The site has been the location of a castle since at least 1281, when it was mentioned in written sources. This first castle was however destroyed during the Thirty Years' War and not rebuilt until 1660. At that time, a Baroque palace was built on the site, the core of the present structure. It was rebuilt from 1747 to 1750 in a Rococo style, and has remained largely unchanged since. During this time, the estate belonged to Count Sigmund von Haimhausen, an industrialist, politician and co-founder of the Bavarian Academy of Sciences and Humanities who however died without heirs. After his death, the estate was sold to James Eduard Haniel. Descendants of Haniel still run a brewery located adjacent to the Schloss. The park of the estate was transformed into an English landscape garden during the ownership of Haniel. In 1794 it was sold again. It remained a family home until the 1930s, when the expensive upkeep of the buildings led to its abandonment as a home. During World War II, thousands of books from the Bavarian State Library were housed in the palace chapel.

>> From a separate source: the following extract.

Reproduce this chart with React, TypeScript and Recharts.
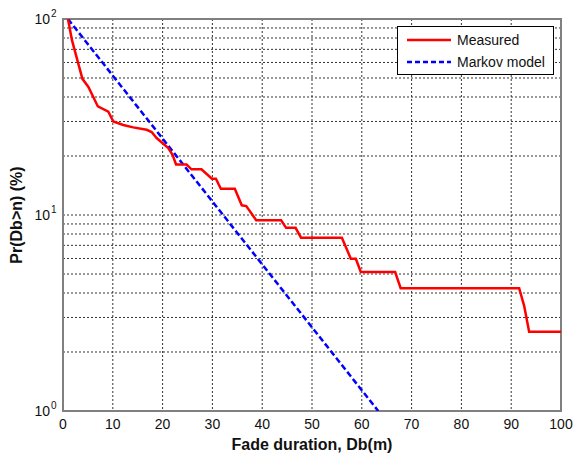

After the war, the building has served several different purposes. It is today owned by the Bavarian International School. The buildings are used for education and hence not open to the public.

==Architecture==
The appearance of the Schloss today is characterised by the reconstruction during the 18th century. The architect responsible for the rebuilding was François de Cuvilliés. He created the presently visible exterior and several of the interiors; during the reconstruction the house was also substantially enlarged. Among the interiors, the banqueting hall on the second floor, the so-called Golden Room and the chapel are especially noteworthy. The banqueting hall contains a ceiling painting depicting the four seasons, by Johann Georg Bergmüller, and two tile stoves from the Nymphenburg Porcelain Manufactory. Bergmüller also decorated the ceiling of the Golden Room, whose other decorations were designed by Cuvilliés. The chapel was decorated by both Bergmüller and Egid Verhelst and his sons. The building was restored during the 1980s and another renovation was carried out in 1997-1998.